*Dataset excerpt*
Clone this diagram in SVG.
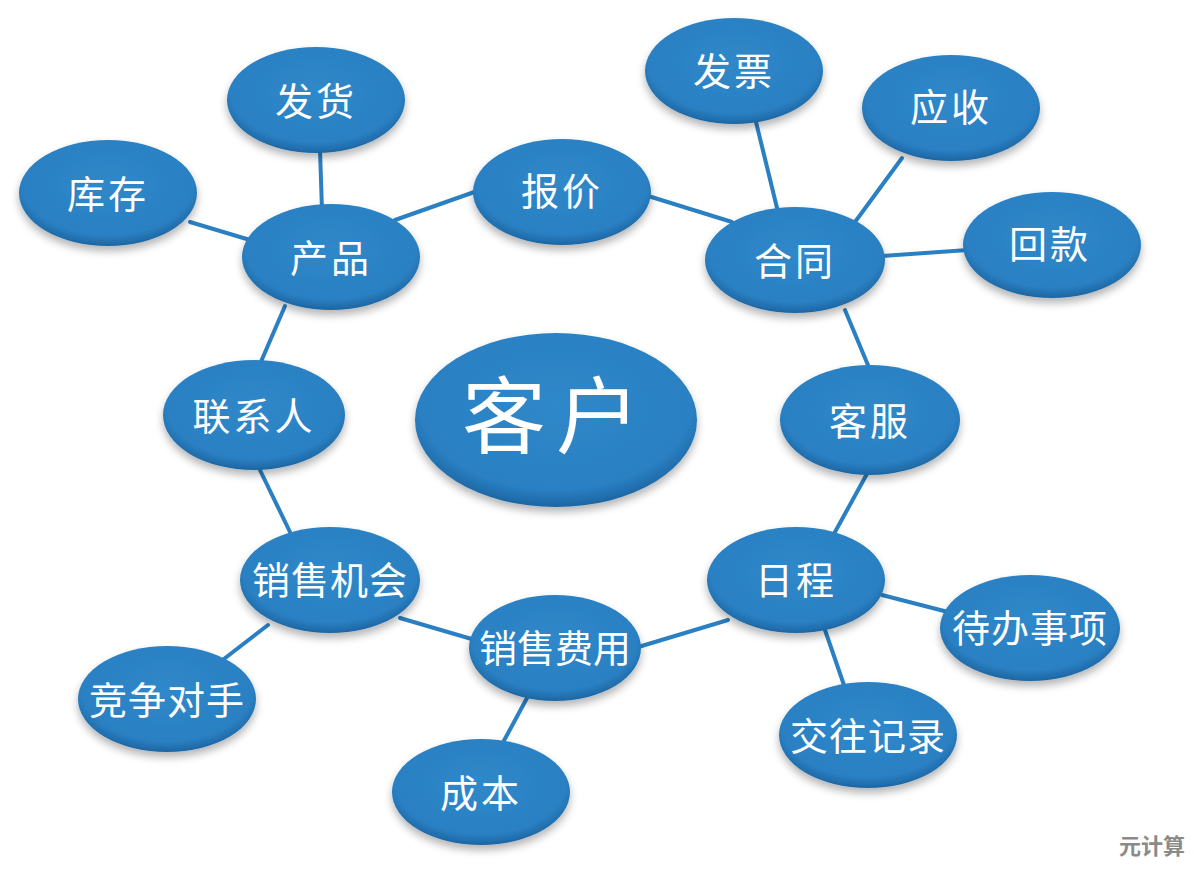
<svg xmlns="http://www.w3.org/2000/svg" width="1194" height="870" viewBox="0 0 1194 870">
<defs>
<radialGradient id="g" cx="0.5" cy="0.42" r="0.6">
<stop offset="0" stop-color="#2f88c9"/>
<stop offset="0.8" stop-color="#2a80c2"/>
<stop offset="1" stop-color="#1a609c"/>
</radialGradient>
<filter id="sh" x="-20%" y="-20%" width="140%" height="150%">
<feGaussianBlur in="SourceAlpha" stdDeviation="4"/>
<feOffset dx="0" dy="5" result="b"/>
<feComponentTransfer><feFuncA type="linear" slope="0.3"/></feComponentTransfer>
<feMerge><feMergeNode/><feMergeNode in="SourceGraphic"/></feMerge>
</filter>
</defs>
<style>
.n ellipse{fill:url(#g);filter:url(#sh)}
.n text{fill:#fff;font-family:"Noto Sans CJK SC","Noto Sans",sans-serif;font-size:38px;text-anchor:middle;dominant-baseline:central;letter-spacing:3px}
#c line{stroke:#2a80c2;stroke-width:4;stroke-linecap:round}
</style>
<rect width="1194" height="870" fill="#fff"/>
<g id="c">
<line x1="320" y1="150" x2="322" y2="210"/>
<line x1="190" y1="222" x2="250" y2="240"/>
<line x1="395" y1="220" x2="480" y2="190"/>
<line x1="645" y1="195" x2="732" y2="222"/>
<line x1="756" y1="122" x2="778" y2="212"/>
<line x1="902" y1="158" x2="855" y2="222"/>
<line x1="968" y1="250" x2="882" y2="256"/>
<line x1="845" y1="310" x2="870" y2="370"/>
<line x1="868" y1="472" x2="835" y2="532"/>
<line x1="882" y1="595" x2="948" y2="612"/>
<line x1="825" y1="630" x2="845" y2="688"/>
<line x1="728" y1="620" x2="635" y2="648"/>
<line x1="475" y1="640" x2="400" y2="618"/>
<line x1="527" y1="698" x2="500" y2="748"/>
<line x1="268" y1="625" x2="220" y2="662"/>
<line x1="290" y1="532" x2="258" y2="466"/>
<line x1="260" y1="364" x2="285" y2="306"/>
</g>
<g id="n-fahuo" class="n"><ellipse cx="316" cy="100" rx="89" ry="53"/><text x="316" y="98">发货</text></g>
<g id="n-kucun" class="n"><ellipse cx="108" cy="193" rx="89" ry="53"/><text x="108" y="191">库存</text></g>
<g id="n-chanpin" class="n"><ellipse cx="331" cy="257" rx="89" ry="53"/><text x="331" y="255">产品</text></g>
<g id="n-baojia" class="n"><ellipse cx="562" cy="192" rx="89" ry="53"/><text x="562" y="188">报价</text></g>
<g id="n-fapiao" class="n"><ellipse cx="734" cy="71" rx="89" ry="53"/><text x="734" y="68">发票</text></g>
<g id="n-yingshou" class="n"><ellipse cx="951" cy="108" rx="89" ry="53"/><text x="951" y="104">应收</text></g>
<g id="n-hetong" class="n"><ellipse cx="795" cy="260" rx="90" ry="53"/><text x="795" y="258">合同</text></g>
<g id="n-huikuan" class="n"><ellipse cx="1052" cy="245" rx="89" ry="53"/><text x="1050" y="241">回款</text></g>
<g id="n-kehu" class="n"><ellipse cx="556" cy="420" rx="141" ry="87"/><text x="556" y="410" style="font-size:84px;letter-spacing:10px">客户</text></g>
<g id="n-kefu" class="n"><ellipse cx="870" cy="420" rx="90" ry="55"/><text x="870" y="418">客服</text></g>
<g id="n-lianxiren" class="n"><ellipse cx="254" cy="415" rx="91" ry="55"/><text x="254" y="413">联系人</text></g>
<g id="n-xiaoshoujihui" class="n"><ellipse cx="330" cy="580" rx="90" ry="53"/><text x="330" y="577" style="letter-spacing:1px">销售机会</text></g>
<g id="n-richeng" class="n"><ellipse cx="796" cy="580" rx="89" ry="53"/><text x="796" y="577">日程</text></g>
<g id="n-daiban" class="n"><ellipse cx="1030" cy="628" rx="90" ry="53"/><text x="1030" y="625" style="letter-spacing:1px">待办事项</text></g>
<g id="n-feiyong" class="n"><ellipse cx="555" cy="648" rx="86" ry="53"/><text x="555" y="645" style="letter-spacing:0px">销售费用</text></g>
<g id="n-jingzheng" class="n"><ellipse cx="167" cy="699" rx="89" ry="53"/><text x="167" y="697" style="letter-spacing:1px">竞争对手</text></g>
<g id="n-jiaowang" class="n"><ellipse cx="868" cy="735" rx="89" ry="53"/><text x="868" y="733" style="letter-spacing:1px">交往记录</text></g>
<g id="n-chengben" class="n"><ellipse cx="481" cy="792" rx="89" ry="53"/><text x="481" y="790">成本</text></g>
<text x="1152" y="854" fill="#8a8a8a" font-family="Noto Sans CJK SC,sans-serif" font-size="22" font-weight="bold" text-anchor="middle">元计算</text>
</svg>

*Task instructions*
Each line of the material must be retyped exactly, except that images are omitted.

*Expected answer*
Clone this diagram in SVG.
<svg xmlns="http://www.w3.org/2000/svg" width="1194" height="870" viewBox="0 0 1194 870">
<defs>
<radialGradient id="g" cx="0.5" cy="0.42" r="0.6">
<stop offset="0" stop-color="#2f88c9"/>
<stop offset="0.8" stop-color="#2a80c2"/>
<stop offset="1" stop-color="#1a609c"/>
</radialGradient>
<filter id="sh" x="-20%" y="-20%" width="140%" height="150%">
<feGaussianBlur in="SourceAlpha" stdDeviation="4"/>
<feOffset dx="0" dy="5" result="b"/>
<feComponentTransfer><feFuncA type="linear" slope="0.3"/></feComponentTransfer>
<feMerge><feMergeNode/><feMergeNode in="SourceGraphic"/></feMerge>
</filter>
</defs>
<style>
.n ellipse{fill:url(#g);filter:url(#sh)}
.n text{fill:#fff;font-family:"Noto Sans CJK SC","Noto Sans",sans-serif;font-size:38px;text-anchor:middle;dominant-baseline:central;letter-spacing:3px}
#c line{stroke:#2a80c2;stroke-width:4;stroke-linecap:round}
</style>
<rect width="1194" height="870" fill="#fff"/>
<g id="c">
<line x1="320" y1="150" x2="322" y2="210"/>
<line x1="190" y1="222" x2="250" y2="240"/>
<line x1="395" y1="220" x2="480" y2="190"/>
<line x1="645" y1="195" x2="732" y2="222"/>
<line x1="756" y1="122" x2="778" y2="212"/>
<line x1="902" y1="158" x2="855" y2="222"/>
<line x1="968" y1="250" x2="882" y2="256"/>
<line x1="845" y1="310" x2="870" y2="370"/>
<line x1="868" y1="472" x2="835" y2="532"/>
<line x1="882" y1="595" x2="948" y2="612"/>
<line x1="825" y1="630" x2="845" y2="688"/>
<line x1="728" y1="620" x2="635" y2="648"/>
<line x1="475" y1="640" x2="400" y2="618"/>
<line x1="527" y1="698" x2="500" y2="748"/>
<line x1="268" y1="625" x2="220" y2="662"/>
<line x1="290" y1="532" x2="258" y2="466"/>
<line x1="260" y1="364" x2="285" y2="306"/>
</g>
<g id="n-fahuo" class="n"><ellipse cx="316" cy="100" rx="89" ry="53"/><text x="316" y="98">发货</text></g>
<g id="n-kucun" class="n"><ellipse cx="108" cy="193" rx="89" ry="53"/><text x="108" y="191">库存</text></g>
<g id="n-chanpin" class="n"><ellipse cx="331" cy="257" rx="89" ry="53"/><text x="331" y="255">产品</text></g>
<g id="n-baojia" class="n"><ellipse cx="562" cy="192" rx="89" ry="53"/><text x="562" y="188">报价</text></g>
<g id="n-fapiao" class="n"><ellipse cx="734" cy="71" rx="89" ry="53"/><text x="734" y="68">发票</text></g>
<g id="n-yingshou" class="n"><ellipse cx="951" cy="108" rx="89" ry="53"/><text x="951" y="104">应收</text></g>
<g id="n-hetong" class="n"><ellipse cx="795" cy="260" rx="90" ry="53"/><text x="795" y="258">合同</text></g>
<g id="n-huikuan" class="n"><ellipse cx="1052" cy="245" rx="89" ry="53"/><text x="1050" y="241">回款</text></g>
<g id="n-kehu" class="n"><ellipse cx="556" cy="420" rx="141" ry="87"/><text x="556" y="410" style="font-size:84px;letter-spacing:10px">客户</text></g>
<g id="n-kefu" class="n"><ellipse cx="870" cy="420" rx="90" ry="55"/><text x="870" y="418">客服</text></g>
<g id="n-lianxiren" class="n"><ellipse cx="254" cy="415" rx="91" ry="55"/><text x="254" y="413">联系人</text></g>
<g id="n-xiaoshoujihui" class="n"><ellipse cx="330" cy="580" rx="90" ry="53"/><text x="330" y="577" style="letter-spacing:1px">销售机会</text></g>
<g id="n-richeng" class="n"><ellipse cx="796" cy="580" rx="89" ry="53"/><text x="796" y="577">日程</text></g>
<g id="n-daiban" class="n"><ellipse cx="1030" cy="628" rx="90" ry="53"/><text x="1030" y="625" style="letter-spacing:1px">待办事项</text></g>
<g id="n-feiyong" class="n"><ellipse cx="555" cy="648" rx="86" ry="53"/><text x="555" y="645" style="letter-spacing:0px">销售费用</text></g>
<g id="n-jingzheng" class="n"><ellipse cx="167" cy="699" rx="89" ry="53"/><text x="167" y="697" style="letter-spacing:1px">竞争对手</text></g>
<g id="n-jiaowang" class="n"><ellipse cx="868" cy="735" rx="89" ry="53"/><text x="868" y="733" style="letter-spacing:1px">交往记录</text></g>
<g id="n-chengben" class="n"><ellipse cx="481" cy="792" rx="89" ry="53"/><text x="481" y="790">成本</text></g>
<text x="1152" y="854" fill="#8a8a8a" font-family="Noto Sans CJK SC,sans-serif" font-size="22" font-weight="bold" text-anchor="middle">元计算</text>
</svg>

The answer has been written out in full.